I have been writing CloudFormation Stack using yaml and deploying it to AWS Infrastructure ( For legacy reasons, I can not switch to CDK unfortunately ;))
Following yaml code is a part of the cloudformation stack. The yaml code is creating a Glue job. it loads etl script from S3 bucket (name transform_json_to_parquet.py) as a part of the Cloudformation stack (see line ScriptLocation below).
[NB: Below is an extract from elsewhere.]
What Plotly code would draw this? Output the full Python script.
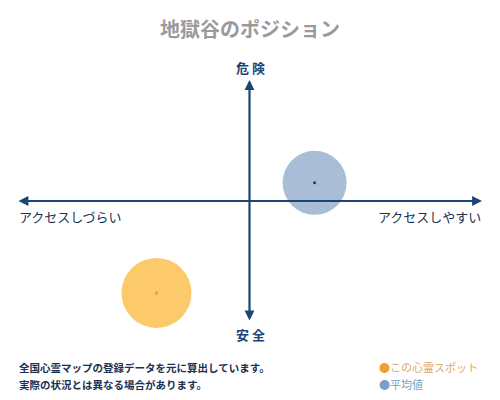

A major limitation of approach is
It expects that transform_json_to_parquet.py script should be present in S3-bucket-name-1. Therefore, I have to manually upload transform_json_to_parquet.py file to S3-bucket-name-1. I am just wondering is there any way that allow me to load transform_json_to_parquet.py file when I deploy cloudformation stack to AWS
TransformJsonDataJob:
Type: "AWS::Glue::Job"
Properties:
Role: !Ref AWSGlueETLJobRole
Name: "TransformJsonToParquet"
Description: "Trasform JSON to Parquet"
Timeout: 5
WorkerType: G.1X
NumberOfWorkers: 2
MaxRetries: 0
Command:
"Name": "glueetl"
"ScriptLocation" : !Sub s3://<S3-bucket-name-1>/transform_json_to_parquet.py
DefaultArguments:
"--s3_json_path" : !Sub s3://<S3-bucket-name-2>/
"--s3_parquet_path" : !Sub s3://<S3-bucket-name-3>/
There are two ways to achieve this:
Using the "aws cloudformation package" command from AWS CLI. In your original cloudformation YAML file, you can refer to the glue script locally. Doc: https://docs.aws.amazon.com/cli/latest/reference/cloudformation/package.html
Using CloudFormation custom resource. This involves creating a Lambda function for the resource, and you can put the glue script inline with the Lambda function code. Doc: https://docs.aws.amazon.com/AWSCloudFormation/latest/UserGuide/template-custom-resources-lambda.html
I'd recommend to try option 1 first as using custom resource can create more complexities.